THY Skylife
Balık yemeklerine Osmanlı sarayının ilgisinin temelinde, ilk başkent Bursa var. Uludağ ırmaklarının suyu mermer kanallarla Bursa sarayının içerisinden geçirilmiş ve balıkları padişaha, yakın çevresine tahsis edilmiştir. Bursada çini tabaklara balık motifleri dahi işlenmiştir.

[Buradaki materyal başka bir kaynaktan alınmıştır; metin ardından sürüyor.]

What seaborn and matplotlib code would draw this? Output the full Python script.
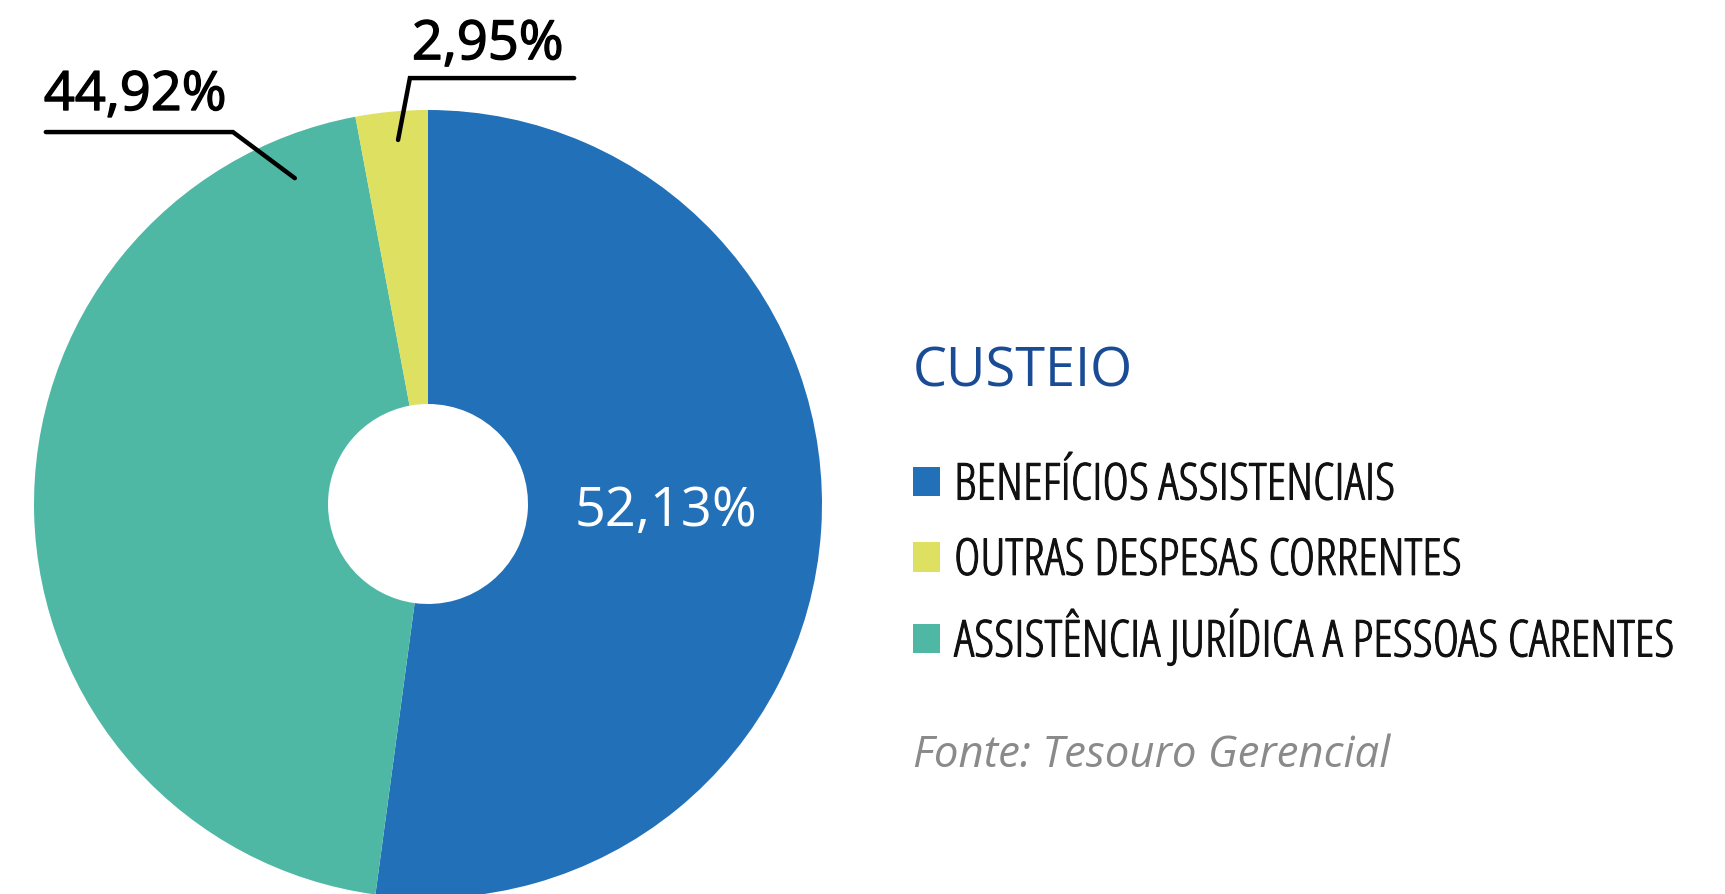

Osmanlı saray erkânının balığa ilgisi ilk kez Topkapı Sarayında net olarak karşımıza çıkıyor. Otluk Kapısı, Ahırkapı gibi içeri alınan malzemenin ismiyle anılan saray kapılarından biri de Balıkhane Kapısıdır. Sarayın ihtiyacı olan balıklar, mutfağa bu kapıdan alınıyordu. Fatih Sultan Mehmedin balık yemeklerine ilgi gösterdiği, kendisine Terkos Gölünün özel balığının avlanıp getirildiği ve özellikle kekikli yılan balığı (mâhî-i mar) yemeğini yediği biliniyor.
Fatih döneminde saraya balık yumurtası, havyar, istiridye, karides alındığı kayıtlara geçmiştir. Kanuni Sultan Süleyman döneminde de balık yumurtası, havyar ve kurutulmuş balık alındığı kayıtlar arasındadır. Kanuni Sultan Süleyman Trabzonda doğmuş ve şehzadeliği sırasında burada yöneticilik yapmıştır. Kanuninin Topkapı Sarayı Müzesinde sergilenen kılıçlarından birinin kabzasında hamsi motifi işlidir. IV. Murad döneminde Osmanlı sarayına aylık yaklaşık 1 ton balık alındığı narh defterlerindeki kayıtlardan anlaşılmaktadır. II. Mahmud ve Abdülmecid dönemlerinde sardalya ve mersin balığı yenildiği ve ramazan iftariyelikleri arasına balık yemeklerinin girdiği kaynaklarda belirtiliyor. II. Abdülhamidin kızı Ayşe Osmanoğlu, babasının öğle yemeğinde mezgit veya gelincik balığını tercih ettiğini söylemiştir.
Osmanlı dönemi üzerine uzman Fransız tarihçi Prof. Dr. Robert Mantran kitaplarında Osmanlı İstanbulunun balıklarıyla ün yaptığını, Batılı seyyahların İstanbulun, özellikle de Galata balıkhanelerinin ihtişamı ve buradaki nadir balıkların çeşitliliği karşısında hayran kaldığını, Galatanın dünyanın en iyi balıkhanesi olduğunu belirtmiştir.